Fri Jan 16 11:35:30 EST 2004

Syver Enstad <syver at inout.no> writes:

> Here's the interactive session
>
> Python 2.2.2 (#37, Oct 14 2002, 17:02:34) [MSC 32 bit (Intel)] on win32
> Type "help", "copyright", "credits" or "license" for more information.
>>>> ord('\xe5')
> 229
>>>> '\xe5'.find(u'')
> -1
>>>> 'p\xe5'.find(u'')
> UnicodeError: ASCII decoding error: ordinal not in range(128)
>>>> 'p\xe4'.find(u'')
> -1
>>>> 'p\xe5'.find(u'')
> UnicodeError: ASCII decoding error: ordinal not in range(128)
>>>> print '\xe5'
> Õ
>>>> print 'p\xe5'
> pÕ
>>>> 'p\xe5'
> 'p\xe5'
>>>> def func():
> ...     try:
> ...         '\xe5'.find(u'')
> ...     except UnicodeError:
> ...         pass
> ...
>>>> func()
>>>> for each in range(1):
> ...     func()
> ...
> UnicodeError: ASCII decoding error: ordinal not in range(128)
>>>>
>
> It's weird that \xe5 throws and not \xe4 but even weirder that the
> exception is not cleared so that the loop reports it.
>
> Is this behaviour the same on Python 2.3?

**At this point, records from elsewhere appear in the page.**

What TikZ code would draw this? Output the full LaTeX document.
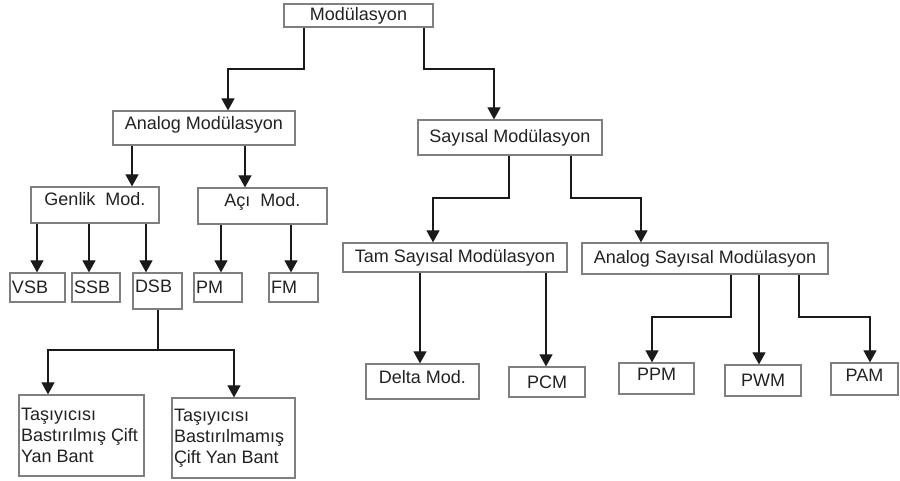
\documentclass[tikz,border=0pt]{standalone}
\usepackage{fontspec}
\setmainfont{Liberation Sans}
\usetikzlibrary{arrows.meta, positioning}
\definecolor{boxLine}{HTML}{7F7F7F}
\definecolor{lineDark}{HTML}{1A1A1A}
\definecolor{textDark}{HTML}{222222}
\tikzset{
  arrowK/.style={-{Triangle[length=12pt, width=13pt]}, color=lineDark, line width=1.1pt},
  lineK/.style={color=lineDark, line width=1.1pt},
  modbox/.style={rectangle, draw=boxLine, line width=1.2pt, fill=white, text=textDark,
                 align=center, inner sep=2pt},
  leftbox/.style={modbox, align=left, text badly ragged},
}
\begin{document}
\begin{tikzpicture}[x=1pt, y=-1pt, font=\fontsize{18}{21}\selectfont]
    \useasboundingbox (0,0) rectangle (900,481);
    % top
    \node[modbox, minimum width=149, minimum height=23] (mod) at (358.5,15.5) {Modülasyon};
    \node[modbox, minimum width=182, minimum height=34, text depth=10pt] (analog) at (204,128) {Analog Modülasyon};
    \node[modbox, minimum width=184, minimum height=35] (sayisal) at (510,137.5) {Sayısal Modülasyon};
    % analog side
    \node[modbox, minimum width=128, minimum height=36, text depth=13pt] (genlik) at (95,205) {Genlik\ \ Mod.};
    \node[modbox, minimum width=129, minimum height=36, text depth=13pt] (aci) at (262.5,206) {Açı\ \ Mod.};
    \node[leftbox, text width=51, minimum height=29] (vsb) at (37.5,287.5) {VSB};
    \node[leftbox, text width=44, minimum height=29] (ssb) at (96,287.5) {SSB};
    \node[leftbox, text width=45, text height=17pt, text depth=15pt] (dsb) at (157.5,291) {DSB};
    \node[leftbox, text width=44, minimum height=29] (pm) at (218,287.5) {PM};
    \node[leftbox, text width=45, minimum height=29] (fm) at (293.5,287.5) {FM};
    \node[leftbox, text width=121, minimum height=81] (tas1) at (81.5,435.5)
      {Taşıyıcısı\\Bastırılmış Çift\\Yan Bant};
    \node[leftbox, text width=119, minimum height=80] (tas2) at (233.5,438)
      {Taşıyıcısı\\Bastırılmamış\\Çift Yan Bant};
    % sayisal side
    \node[modbox, minimum width=224, minimum height=29] (tam) at (455,257.5) {Tam Sayısal Modülasyon};
    \node[modbox, minimum width=246, minimum height=31] (ans) at (705,258.5) {Analog Sayısal Modülasyon};
    \node[modbox, minimum width=113, minimum height=35, text depth=10pt] (delta) at (422.5,381.5) {Delta Mod.};
    \node[modbox, minimum width=76, minimum height=30] (pcm) at (547,382) {PCM};
    \node[modbox, minimum width=75, minimum height=31, text depth=8pt] (ppm) at (656.5,378.5) {PPM};
    \node[modbox, minimum width=76, minimum height=31] (pwm) at (763,380.5) {PWM};
    \node[modbox, minimum width=67, minimum height=32, text depth=8pt] (pam) at (864.5,379) {PAM};
    % connectors
    \draw[arrowK] (304,0 |- mod.south) -- (304,69) -| (228,0 |- analog.north);
    \draw[arrowK] (424,0 |- mod.south) -- (424,69) -| (494,0 |- sayisal.north);
    \draw[arrowK] (132,0 |- analog.south) -- (132,0 |- genlik.north);
    \draw[arrowK] (245,0 |- analog.south) -- (245,0 |- aci.north);
    \draw[arrowK] (37,0 |- genlik.south) -- (37,0 |- vsb.north);
    \draw[arrowK] (89,0 |- genlik.south) -- (89,0 |- ssb.north);
    \draw[arrowK] (146,0 |- genlik.south) -- (146,0 |- dsb.north);
    \draw[arrowK] (221,0 |- aci.south) -- (221,0 |- pm.north);
    \draw[arrowK] (291,0 |- aci.south) -- (291,0 |- fm.north);
    \coordinate (split) at (158,350);
    \draw[lineK] (158,0 |- dsb.south) -- (split);
    \draw[arrowK] (split) -| (48,0 |- tas1.north);
    \draw[arrowK] (split) -| (234,0 |- tas2.north);
    \draw[arrowK] (509,0 |- sayisal.south) -- (509,198) -| (433,0 |- tam.north);
    \draw[arrowK] (571,0 |- sayisal.south) -- (571,198) -| (641,0 |- ans.north);
    \draw[arrowK] (420,0 |- tam.south) -- (420,0 |- delta.north);
    \draw[arrowK] (546,0 |- tam.south) -- (546,0 |- pcm.north);
    \draw[arrowK] (731,0 |- ans.south) -- (731,317) -| (652,0 |- ppm.north);
    \draw[arrowK] (759,0 |- ans.south) -- (759,0 |- pwm.north);
    \draw[arrowK] (799,0 |- ans.south) -- (799,317) -| (870,0 |- pam.north);
\end{tikzpicture}
\end{document}
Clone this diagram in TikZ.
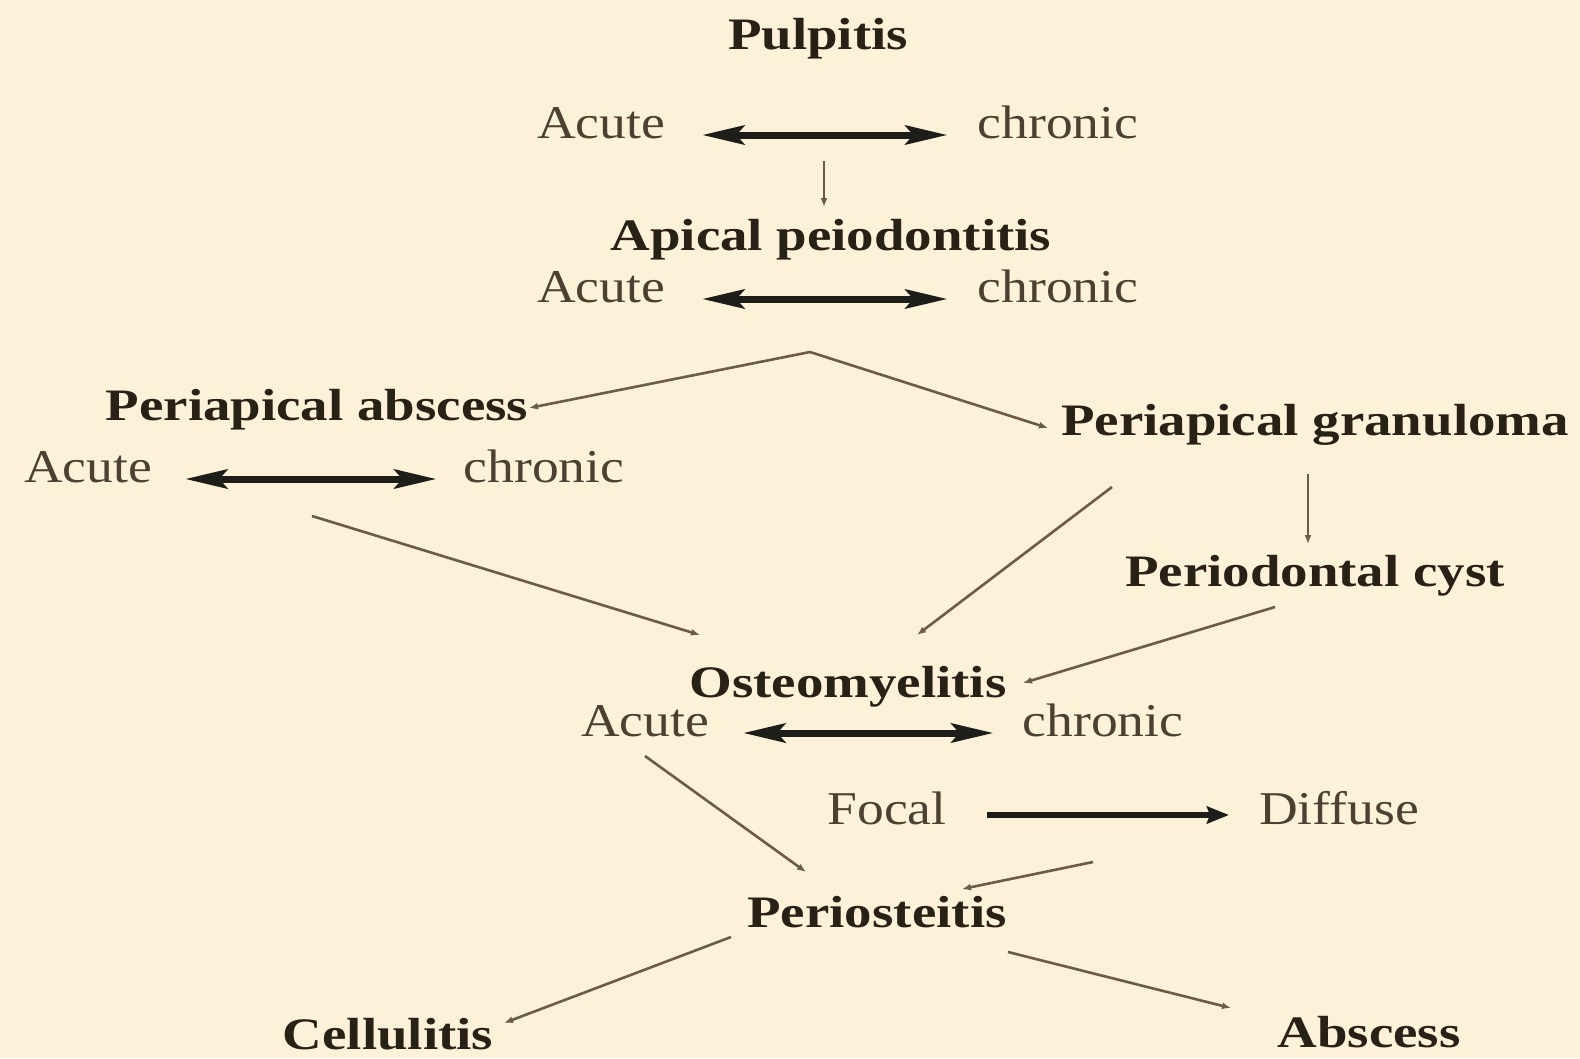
\documentclass[tikz,border=0pt]{standalone}
\usepackage{fontspec}
\setmainfont{Liberation Serif}
\newfontfamily\regf{Liberation Serif}[FakeStretch=1.14]
\newfontfamily\bldf{Liberation Serif}[FakeStretch=1.22]
\usetikzlibrary{arrows.meta}
\definecolor{bg}{HTML}{FDF1D8}
\definecolor{txt}{HTML}{4A4131}
\definecolor{hdc}{HTML}{272215}
\definecolor{ln}{HTML}{6B5C44}
\definecolor{thk}{HTML}{1D1D19}
\begin{document}
\begin{tikzpicture}[x=1pt,y=-1pt,
  lbl/.style={inner sep=0pt, anchor=base, font=\regf\fontsize{47}{56}\selectfont, text=txt},
  hd/.style={inner sep=0pt, anchor=base, font=\bldf\bfseries\fontsize{45}{54}\selectfont, text=hdc},
  thinarr/.style={draw=ln, line width=2.6pt, -{Latex[length=9pt,width=7pt]}},
  dbl/.style={draw=thk, line width=7pt, {Stealth[length=42pt,width=19pt,inset=8pt]}-{Stealth[length=42pt,width=19pt,inset=8pt]}},
  sgl/.style={draw=thk, line width=5.5pt, -{Stealth[length=22pt,width=17pt,inset=3pt]}}
  ]
\fill[bg] (0,0) rectangle (1580,1058);
\useasboundingbox (0,0) rectangle (1580,1058);

% texts
\node[hd] (pulp) at (818,49) {Pulpitis};
\node[lbl] (a1) at (601,138) {Acute};
\node[lbl] (c1) at (1058,138) {chronic};
\node[hd] (apic) at (831,250) {Apical peiodontitis};
\node[lbl] (a2) at (601,302) {Acute};
\node[lbl] (c2) at (1058,302) {chronic};
\node[hd] (pabs) at (317,420) {Periapical abscess};
\node[hd] (pgran) at (1315,435) {Periapical granuloma};
\node[lbl] (a3) at (88,482) {Acute};
\node[lbl] (c3) at (544,482) {chronic};
\node[hd] (cyst) at (1315,586) {Periodontal cyst};
\node[hd] (ost) at (848,697) {Osteomyelitis};
\node[lbl] (a4) at (645,736) {Acute};
\node[lbl] (c4) at (1103,736) {chronic};
\node[lbl] (focal) at (887,824) {Focal};
\node[lbl] (diff) at (1339,824) {Diffuse};
\node[hd] (peri) at (877,927) {Periosteitis};
\node[hd] (cell) at (388,1049) {Cellulitis};
\node[hd] (absc) at (1369,1047) {Abscess};

% double arrows
\draw[dbl] ([xshift=37pt,yshift=3pt]a1.base east) -- ([xshift=-30pt,yshift=3pt]c1.base west);
\draw[dbl] ([xshift=37pt,yshift=3pt]a2.base east) -- ([xshift=-30pt,yshift=3pt]c2.base west);
\draw[dbl] ([xshift=33pt,yshift=3pt]a3.base east) -- ([xshift=-27pt,yshift=3pt]c3.base west);
\draw[dbl] ([xshift=34pt,yshift=3pt]a4.base east) -- ([xshift=-29pt,yshift=3pt]c4.base west);
\draw[sgl] ([xshift=40pt,yshift=9pt]focal.base east) -- ([xshift=-30pt,yshift=9pt]diff.base west);

% connector end points
\coordinate (p1s) at (824,161);
\coordinate (p1e) at (824,207);
\coordinate (apex) at (810,352);
\coordinate (pabsE) at (529,408);
\coordinate (pgranW) at (1048,428);
\coordinate (a3s) at (312,516);
\coordinate (ostNW) at (700,635);
\coordinate (grs) at (1112,487);
\coordinate (ostN) at (917,635);
\coordinate (grc1) at (1308,474);
\coordinate (grc2) at (1308,544);
\coordinate (cys) at (1275,607);
\coordinate (ostE) at (1023,683);
\coordinate (a4s) at (645,756);
\coordinate (perNW) at (806,872);
\coordinate (dfs) at (1093,862);
\coordinate (perN) at (962,889);
\coordinate (pcs) at (731,937);
\coordinate (cellE) at (504,1023);
\coordinate (pas) at (1008,952);
\coordinate (abscW) at (1231,1008);

\draw[thinarr] (p1s) -- (p1e);
\draw[thinarr] (apex) -- (pabsE);
\draw[thinarr] (apex) -- (pgranW);
\draw[thinarr] (a3s) -- (ostNW);
\draw[thinarr] (grs) -- (ostN);
\draw[thinarr] (grc1) -- (grc2);
\draw[thinarr] (cys) -- (ostE);
\draw[thinarr] (a4s) -- (perNW);
\draw[thinarr] (dfs) -- (perN);
\draw[thinarr] (pcs) -- (cellE);
\draw[thinarr] (pas) -- (abscW);
\end{tikzpicture}
\end{document}
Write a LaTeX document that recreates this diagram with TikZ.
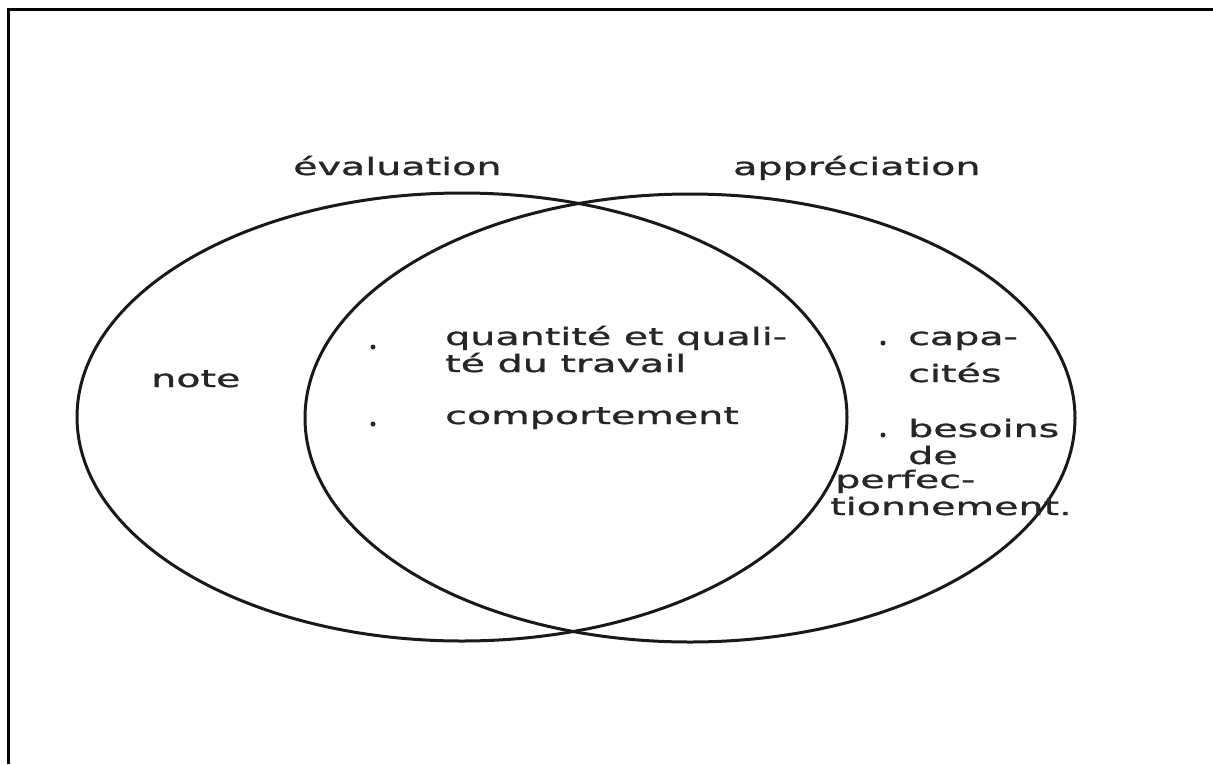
\documentclass[tikz,border=0pt]{standalone}
\usepackage{fontspec}
\setmainfont[FakeStretch=1.65,FakeBold=1.2]{DejaVu Sans}
\usetikzlibrary{shapes.geometric}
\begin{document}
\begin{tikzpicture}[x=1pt,y=-1pt,
  lbl/.style={anchor=base west, inner sep=0pt,
    font=\fontsize{24}{28}\selectfont, text=black!85},
  dot/.style={circle, fill=black!85, inner sep=0pt, minimum size=5pt},
  set/.style={ellipse, draw=black!90, line width=3pt, inner sep=0pt,
    minimum width=770pt, minimum height=448pt}]
\useasboundingbox (0,0) rectangle (1213,764);
% page frame (top and left rules)
\draw[line width=3pt] (8,764) -- (8,9) -- (1213,9);

% the two overlapping sets
\node[set] (eval) at (462,417) {};
\node[set] (appr) at (690,418) {};

% set titles
\node[lbl] (evalT) at (293,175) {évaluation};
\node[lbl] (apprT) at (733,175) {appréciation};

% evaluation only
\node[lbl] (note) at (151,387) {note};

% common part
\node[dot] (d1) at (373,347) {};
\node[lbl] (q1) at (445,345) {quantité et quali-};
\node[lbl] (q2) at (445,372) {té du travail};
\node[dot] (d2) at (373,424) {};
\node[lbl] (comp) at (445,424) {comportement};

% appreciation only
\node[dot] (d3) at (883,343) {};
\node[lbl] (c1) at (908,345) {capa-};
\node[lbl] (c2) at (908,382) {cités};
\node[dot] (d4) at (883,435) {};
\node[lbl] (b1) at (908,437) {besoins};
\node[lbl] (b2) at (908,464) {de};
\node[lbl] (b3) at (835,488) {perfec-};
\node[lbl] (b4) at (830,515) {tionnement.};
\end{tikzpicture}
\end{document}
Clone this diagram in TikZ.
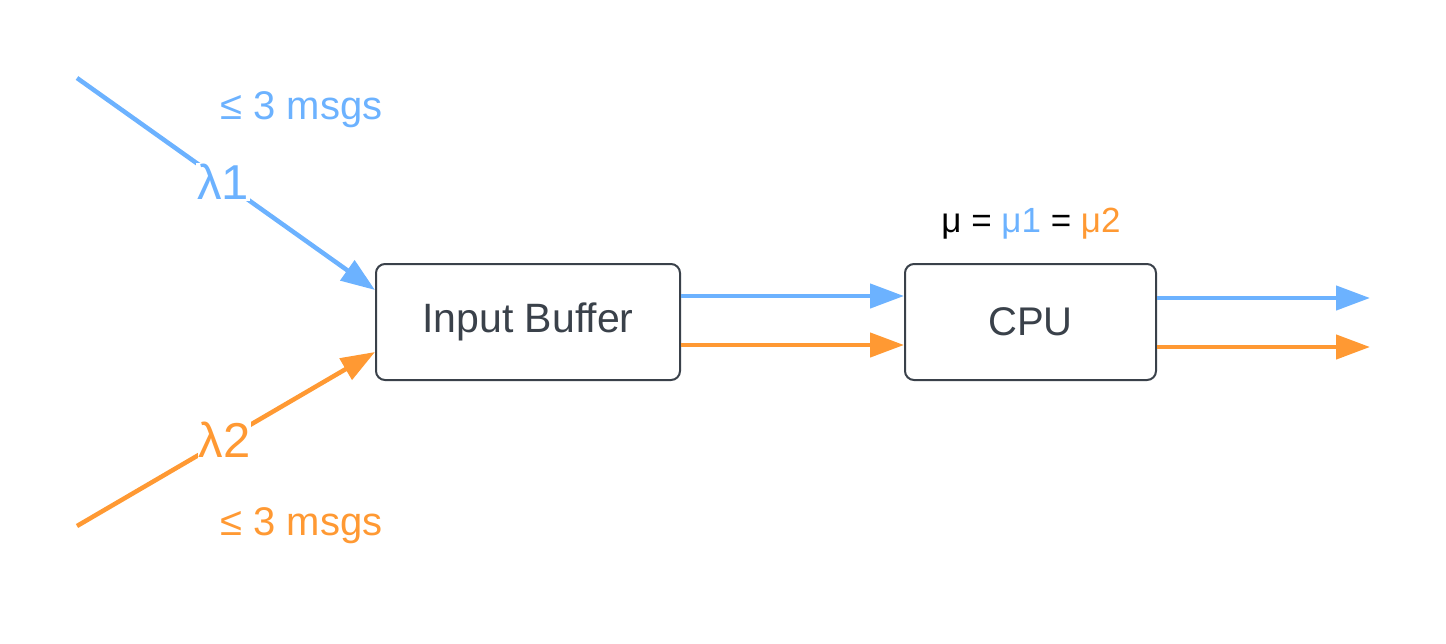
\documentclass[tikz,border=0pt]{standalone}
\usepackage{fontspec}
\setmainfont{Liberation Sans}
\usetikzlibrary{arrows.meta}
\definecolor{cblue}{HTML}{6CB2FF}
\definecolor{corange}{HTML}{FF9933}
\definecolor{cdark}{HTML}{3A414A}
\begin{document}
\begin{tikzpicture}[x=1pt,y=-1pt,
  box/.style={draw=cdark,line width=2pt,rounded corners=9pt,fill=white,text=cdark,inner sep=0pt},
  flow/.style={line width=4.5pt,-{Triangle[length=34pt,width=24pt]}},
  lam/.style={fill=white,inner sep=1pt,font=\fontsize{49}{56}\selectfont},
  msg/.style={anchor=west,font=\fontsize{40}{46}\selectfont}]
\useasboundingbox (0,0) rectangle (1446,643);
\node[box,font=\fontsize{41}{48}\selectfont,minimum width=304pt,minimum height=116pt] (ib) at (528,322) {Input Buffer};
\node[box,font=\fontsize{40}{48}\selectfont,minimum width=251pt,minimum height=116pt] (cpu) at (1030.5,322) {CPU};
\coordinate (s1) at (77,78);
\coordinate (s2) at (77,526);
\coordinate (o1) at (1370,298);
\coordinate (o2) at (1370,347);
\draw[flow,draw=cblue,fill=cblue] (s1) -- node[lam,text=cblue,pos=0.49] (l1) {λ1} (ib.west |- 0,290);
\draw[flow,draw=corange,fill=corange] (s2) -- node[lam,text=corange,pos=0.495] (l2) {λ2} (ib.west |- 0,352);
\draw[flow,draw=cblue,fill=cblue] (ib.east |- 0,296) -- (cpu.west |- 0,296);
\draw[flow,draw=corange,fill=corange] (ib.east |- 0,345) -- (cpu.west |- 0,345);
\draw[flow,draw=cblue,fill=cblue] (cpu.east |- o1) -- (o1);
\draw[flow,draw=corange,fill=corange] (cpu.east |- o2) -- (o2);
\node[msg,text=cblue] (m1) at (217,110) {≤ 3 msgs};
\node[msg,text=corange] (m2) at (217,526) {≤ 3 msgs};
\node[font=\fontsize{35}{42}\selectfont] (mu) at (1031,224) {μ = \textcolor{cblue}{μ1} = \textcolor{corange}{μ2}};
\end{tikzpicture}
\end{document}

No, it behaves correctly as it seems:

Python 2.3.3 (#51, Dec 18 2003, 20:22:39) [MSC v.1200 32 bit (Intel)] on win32
Type "help", "copyright", "credits" or "license" for more information.
>>> ord('\xe5')
229
>>> '\xe5'.find(u'')
Traceback (most recent call last):
  File "<stdin>", line 1, in ?
UnicodeDecodeError: 'ascii' codec can't decode byte 0xe5 in position 0: ordinal not in range(128)
>>> '\xe4'.find(u'')
Traceback (most recent call last):
  File "<stdin>", line 1, in ?
UnicodeDecodeError: 'ascii' codec can't decode byte 0xe4 in position 0: ordinal not in range(128)
>>>

Thomas